Historical significance of the summer solstice

June is a wonderful time of year.

The natural world surges back to life after the long winter’s sleep. The land becomes lush and green again. All kinds of flowers break into bloom. The local wildlife nurture a new generation as another cycle of life begins.

Not surprisingly, June 21, the peak of the summer solstice, with its long hours of sunlight, had been an important day for humankind for millennia.

This is particularly true for the First Peoples with their deep understandings of the natural world around them.

Unfortunately, we do not have good records of much of the history of this region, since the great Ice Age came to an end approximately 11,000 years ago and humans began to occupy the land. Much of the information available comes from scattered archaeological digs and educated guesswork. Written records only go back some 200 years, or less than 2% of the time that humans have lived here.

Enough evidence has been found, however, to prove that nomadic hunters traversed this area shortly after the Ice Age came to an end. They hunted along the fringes of the melting glaciers, seeking such big game animals as woolly mammoths, mastodons and giant bison.

Later, as the climate changed and these species became extinct, new ‘lords’ of the plains and parklands came to predominate in massive numbers. These animals are scientifically referred to as ‘bison bison, but are more commonly referred to as the ‘buffalo’.

The hunters quickly learned new techniques to harvest these wonderful sources of food, clothing, utensils and shelter.

Buffalo pounds, where the animals were corralled in order to make them easier to kill, have been discovered throughout South and East Central Alberta.

At least two buffalo jumps, where the animals were driven over cliffs to their deaths, have been discovered just east of the City of Red Deer.

Various campsites, kill sites and burial sites have been discovered or recorded within the current City limits. One of the oldest and best documented archaeological sites within the City was excavated at the top of Piper’s Mountain in Rotary Park. The research showed that Piper’s Mountain has been used by humans for more than 8,000 years.
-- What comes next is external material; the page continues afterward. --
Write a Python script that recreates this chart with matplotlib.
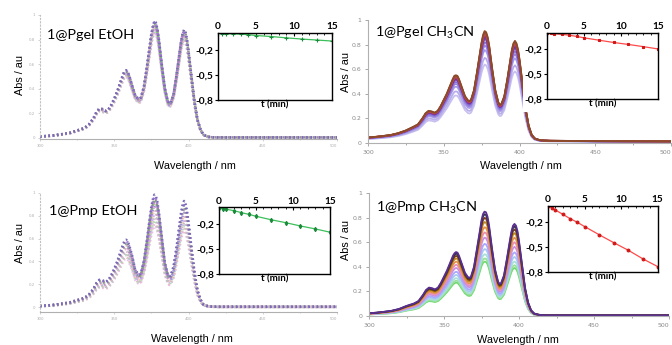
import numpy as np
import matplotlib
matplotlib.use('Agg')
import matplotlib.pyplot as plt
from matplotlib.patches import Rectangle
from matplotlib.ticker import MultipleLocator

plt.rcParams['mathtext.fontset'] = 'custom'
plt.rcParams['mathtext.rm'] = 'Lato'
plt.rcParams['mathtext.it'] = 'Lato:italic'
plt.rcParams['mathtext.bf'] = 'Lato:bold'

# ---------------- data ----------------
wavelength = [300, 305, 310, 315, 320, 325, 330, 333, 336, 338, 340, 342, 344, 346, 348, 350,
              352, 354, 356, 357, 358, 359, 360, 362, 364, 366, 367, 368, 370, 372, 374, 375,
              376, 377, 378, 379, 380, 382, 384, 386, 387, 388, 390, 392, 394, 395, 396, 397,
              398, 399, 400, 402, 404, 406, 408, 410, 413, 416, 420, 430, 450, 475, 500]

abs_pgel_etoh = [0.010, 0.015, 0.020, 0.030, 0.040, 0.060, 0.080, 0.110, 0.160, 0.210, 0.240, 0.235,
                 0.220, 0.230, 0.270, 0.320, 0.380, 0.450, 0.520, 0.545, 0.550, 0.540, 0.510, 0.430,
                 0.350, 0.320, 0.315, 0.330, 0.420, 0.580, 0.760, 0.850, 0.910, 0.950, 0.940, 0.890,
                 0.810, 0.600, 0.410, 0.300, 0.280, 0.285, 0.360, 0.520, 0.700, 0.790, 0.850, 0.880,
                 0.860, 0.800, 0.710, 0.500, 0.300, 0.150, 0.070, 0.025, 0.008, 0.004, 0.003, 0.003,
                 0.003, 0.003, 0.003]

abs_pmp_etoh = [0.010, 0.015, 0.021, 0.031, 0.042, 0.062, 0.082, 0.112, 0.162, 0.212, 0.240, 0.236,
                0.222, 0.236, 0.282, 0.337, 0.402, 0.477, 0.555, 0.582, 0.590, 0.580, 0.545, 0.455,
                0.335, 0.290, 0.285, 0.300, 0.410, 0.590, 0.790, 0.880, 0.945, 0.985, 0.975, 0.925,
                0.840, 0.620, 0.400, 0.290, 0.270, 0.276, 0.360, 0.530, 0.730, 0.830, 0.895, 0.930,
                0.905, 0.840, 0.745, 0.520, 0.310, 0.150, 0.068, 0.024, 0.008, 0.004, 0.003, 0.003,
                0.003, 0.003, 0.003]

abs_pgel_ch3cn = [0.043, 0.048, 0.055, 0.063, 0.078, 0.100, 0.130, 0.150, 0.200, 0.240, 0.260, 0.255,
                  0.245, 0.260, 0.300, 0.350, 0.400, 0.460, 0.520, 0.545, 0.550, 0.545, 0.520, 0.450,
                  0.380, 0.345, 0.340, 0.350, 0.430, 0.580, 0.740, 0.820, 0.880, 0.910, 0.900, 0.860,
                  0.790, 0.600, 0.430, 0.330, 0.310, 0.315, 0.380, 0.520, 0.680, 0.760, 0.810, 0.830,
                  0.810, 0.760, 0.680, 0.480, 0.280, 0.140, 0.065, 0.035, 0.022, 0.018, 0.016, 0.015,
                  0.013, 0.012, 0.011]

abs_pmp_ch3cn = [0.020, 0.025, 0.032, 0.040, 0.055, 0.080, 0.100, 0.120, 0.170, 0.210, 0.230, 0.225,
                 0.215, 0.230, 0.270, 0.320, 0.370, 0.430, 0.490, 0.510, 0.520, 0.515, 0.490, 0.420,
                 0.350, 0.315, 0.310, 0.320, 0.400, 0.550, 0.700, 0.780, 0.830, 0.850, 0.845, 0.810,
                 0.740, 0.550, 0.380, 0.280, 0.260, 0.265, 0.330, 0.470, 0.620, 0.690, 0.735, 0.750,
                 0.735, 0.690, 0.610, 0.420, 0.230, 0.110, 0.045, 0.018, 0.008, 0.004, 0.003, 0.003,
                 0.003, 0.003, 0.003]

# relative intensity of successive spectra (read from the peak at 377 nm)
scale_pgel_etoh = [1.0, 0.99, 0.985, 0.98, 0.97, 0.96, 0.95, 0.94, 0.93, 0.92, 0.91, 0.90]
scale_pmp_etoh = [1.0, 0.98, 0.96, 0.94, 0.92, 0.89, 0.86, 0.83, 0.80, 0.77, 0.74, 0.72]
scale_pgel_ch3cn = [1.0, 0.99, 0.98, 0.97, 0.96, 0.945, 0.93, 0.90, 0.87, 0.83, 0.76, 0.70]
scale_pmp_ch3cn = [1.0, 0.975, 0.94, 0.90, 0.85, 0.80, 0.75, 0.69, 0.64, 0.59, 0.55, 0.52]

# kinetics insets
t_min = [0, 0.5, 1, 2, 3, 4, 5, 7, 9, 11, 13, 15]
ln_pgel_etoh = [-0.004, -0.006, -0.008, -0.010, -0.014, -0.020, -0.030, -0.042, -0.058, -0.072, -0.084, -0.096]
ln_pgel_ch3cn = [-0.004, -0.008, -0.012, -0.020, -0.030, -0.045, -0.062, -0.090, -0.118, -0.142, -0.168, -0.196]
ln_pmp_etoh = [-0.012, -0.018, -0.024, -0.040, -0.064, -0.084, -0.108, -0.149, -0.185, -0.225, -0.260, -0.300]
ln_pmp_ch3cn = [0.0, -0.020, -0.048, -0.100, -0.153, -0.198, -0.250, -0.350, -0.447, -0.540, -0.645, -0.738]

titles = ['1@Pgel EtOH', r'1@Pgel CH$_3$CN', '1@Pmp EtOH', r'1@Pmp CH$_3$CN']
x_ticks = [300, 350, 400, 450, 500]
x_ticklabels = ['300', '350', '400', '450', '500']
y_ticks = [0, 0.2, 0.4, 0.6, 0.8, 1.0]
y_ticklabels = ['0', '0.2', '0.4', '0.6', '0.8', '1']
inset_yticks = [-0.2, -0.5, -0.8]
inset_yticklabels = ['-0,2', '-0,5', '-0,8']
inset_xticks = [0, 5, 10, 15]

# ---------------- styles ----------------
colors_pgel_ch3cn = ['#c8c0f0', '#b8aeea', '#a79ae6', '#9585e0', '#8a6fd6', '#7a4fb8',
                     '#7030a0', '#9a3080', '#b04060', '#c0504d', '#a0522d', '#8b4a2b']
colors_pmp_ch3cn = ['#70d870', '#98e098', '#a8e0d8', '#a8c8f0', '#a8a8ff', '#c890e0',
                    '#e890b8', '#e89050', '#c08a20', '#7b3f10', '#303048', '#5a2d90']
colors_dotted = ['#e0c0e8', '#f0b8d0', '#b0d8b0', '#c0c0c0', '#c8b0f0', '#f8c8b0',
                 '#a090d8', '#e0a0c8', '#80b880', '#909090', '#a078d0', '#7868b8']

W, H = 672.0, 345.0


def rect(x0, y0, x1, y1):
    return [x0 / W, 1 - y1 / H, (x1 - x0) / W, (y1 - y0) / H]


fig = plt.figure(figsize=(6.72, 3.45), dpi=100)

gray = '#9a9a9a'
lab_font = 'Liberation Sans'
title_font = 'Lato'


def main_axes(r, base, scales, colors, dotted, ylim):
    ax = fig.add_axes(r)
    wl = np.array(wavelength)
    b = np.array(base)
    for s, c in zip(scales[::-1], colors):
        if dotted:
            ax.plot(wl, b * s, color=c, lw=1.8, linestyle=(0, (0.6, 1.1)),
                    dash_capstyle='butt')
        else:
            ax.plot(wl, b * s, color=c, lw=1.3)
    ax.set_xlim(300, 500)
    ax.set_ylim(*ylim)
    ax.set_xticks(x_ticks)
    ax.set_xticklabels(x_ticklabels)
    ax.xaxis.set_minor_locator(MultipleLocator(25))
    ax.set_yticks(y_ticks)
    ax.set_yticklabels(y_ticklabels)
    ax.get_xticklabels()[-1].set_ha('right')
    for s in ['top', 'right']:
        ax.spines[s].set_visible(False)
    for s in ['left', 'bottom']:
        ax.spines[s].set_color('#b0b0b0')
        ax.spines[s].set_linewidth(0.8)
    if dotted:
        ax.spines['left'].set_linestyle((0, (1, 2)))
        ax.spines['left'].set_color('#c0c0c0')
        ax.tick_params(labelsize=2.8, labelcolor='#b0b0b0', color='#c0c0c0',
                       length=1.5, width=0.5, pad=2)
        ax.tick_params(which='minor', length=1, color='#c0c0c0', width=0.5)
    else:
        ax.tick_params(labelsize=4.5, labelcolor='#8a8a8a', color=gray,
                       length=2, width=0.6, pad=3)
        ax.tick_params(which='minor', length=1.5, color=gray, width=0.6)
    ax.patch.set_alpha(0)
    return ax


def inset_axes(r, t, vals, color, mcolor, marker, ms):
    ax = fig.add_axes(r, zorder=3)
    ax.set_facecolor('white')
    ax.plot(t, vals, color=color, lw=0.9, marker=marker, ms=ms, mec=mcolor,
            mfc=mcolor, mew=0.8)
    ax.set_xlim(0, 15)
    ax.set_ylim(-0.8, 0)
    ax.xaxis.tick_top()
    ax.set_xticks(inset_xticks)
    ax.xaxis.set_minor_locator(MultipleLocator(1))
    ax.set_yticks(inset_yticks)
    ax.set_yticklabels(inset_yticklabels)
    ax.tick_params(labelsize=7.3, length=2, width=0.8, pad=1.2)
    ax.tick_params(which='minor', length=1.2, width=0.6)
    ax.tick_params(axis='x', which='both', direction='in')
    for lbl in ax.get_xticklabels() + ax.get_yticklabels():
        lbl.set_fontweight('bold')
        lbl.set_fontfamily(title_font)
    ax.set_xlabel('t (min)', fontsize=7.0, fontweight='bold', family=title_font, labelpad=0.5)
    ax.xaxis.set_label_position('bottom')
    for s in ax.spines.values():
        s.set_linewidth(1.0)
        s.set_color('black')
    return ax


# panels
ax1 = main_axes(rect(40, 15, 337, 139), abs_pgel_etoh, scale_pgel_etoh, colors_dotted, True, (-0.01, 1.0))
ax2 = main_axes(rect(368, 20, 671, 142.7), abs_pgel_ch3cn, scale_pgel_ch3cn, colors_pgel_ch3cn, False, (0, 1.0))
ax3 = main_axes(rect(40, 193, 337, 311.7), abs_pmp_etoh, scale_pmp_etoh, colors_dotted, True, (-0.04, 1.0))
ax4 = main_axes(rect(369, 193.3, 669, 315.7), abs_pmp_ch3cn, scale_pmp_ch3cn, colors_pmp_ch3cn, False, (0, 1.0))

# white background behind right insets
fig.patches.append(Rectangle((523 / W, 1 - 112 / H), 149 / W, 92 / H, transform=fig.transFigure,
                             facecolor='white', edgecolor='none', zorder=2))
fig.patches.append(Rectangle((528 / W, 1 - 285 / H), 142 / W, 90 / H, transform=fig.transFigure,
                             facecolor='white', edgecolor='none', zorder=2))

inset_axes(rect(218, 33, 332, 100), t_min, ln_pgel_etoh, '#3cbf5a', '#1a8a3a', '+', 3)
inset_axes(rect(547, 32.7, 658, 99), t_min, ln_pgel_ch3cn, '#ff4a4a', '#d01818', 's', 2)
inset_axes(rect(219, 207.3, 330, 273.7), t_min, ln_pmp_etoh, '#3cbf5a', '#1a8a3a', 'd', 2.2)
inset_axes(rect(548, 206, 657.7, 271.7), t_min, ln_pmp_ch3cn, '#ff4a4a', '#d01818', 'o', 2)

# titles
for (x, y), txt in zip([(47, 39), (375, 37), (49, 215), (376, 212)], titles):
    fig.text(x / W, 1 - y / H, txt, fontsize=10.4, family=title_font, va='baseline', ha='left', zorder=5)

# axis labels
for (x, y) in [(195, 166), (521, 166), (192, 339), (518, 340)]:
    fig.text(x / W, 1 - y / H, 'Wavelength / nm', fontsize=7.8, family=lab_font,
             ha='center', va='center')
for (x, y) in [(20, 75), (346, 72), (20, 243), (346, 240)]:
    fig.text(x / W, 1 - y / H, 'Abs / au', fontsize=7.8, family=lab_font,
             ha='center', va='center', rotation=90)

fig.savefig('out.png', dpi=100)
While the bison or buffalo were abundant in ancient times, another animal that predominated was the elk. The elk or wapiti were so plentiful in Central Alberta that this became known as the elk country to the First Peoples. Their words for the elk remain in use today – the Cree First Nations referred to the animal as ‘waskasoo’ while the Blackfoot First Nations referred to the elk as ‘ponoka’.

It was the first non-natives who mistook the elk for the red deer of Scotland and consequently referred to the region as the red deer country.

There are stories of large elk pounds, south and east of the current site of Red Deer. Also, two large hills, Horn Hill and Antler Hill, got their names from the large piles of elk antlers and bison horns that were placed on their summits.

These mounds are a reflection of the religious and ceremonial significance of the hills to the First Nations. Unfortunately, much of the religious and ceremonial symbolism has now been lost in the mists of time.

Southern and Central Alberta were also dotted with medicine wheels which are carefully arranged circles of stones on the prairie. Again, much of the religious and ceremonial significance of these sites has been lost. However, recent studies have proven that these medicine wheels are aligned to mark the arrival of the summer solstice, yet another indication of the great importance of June 21 to the First Peoples of this area.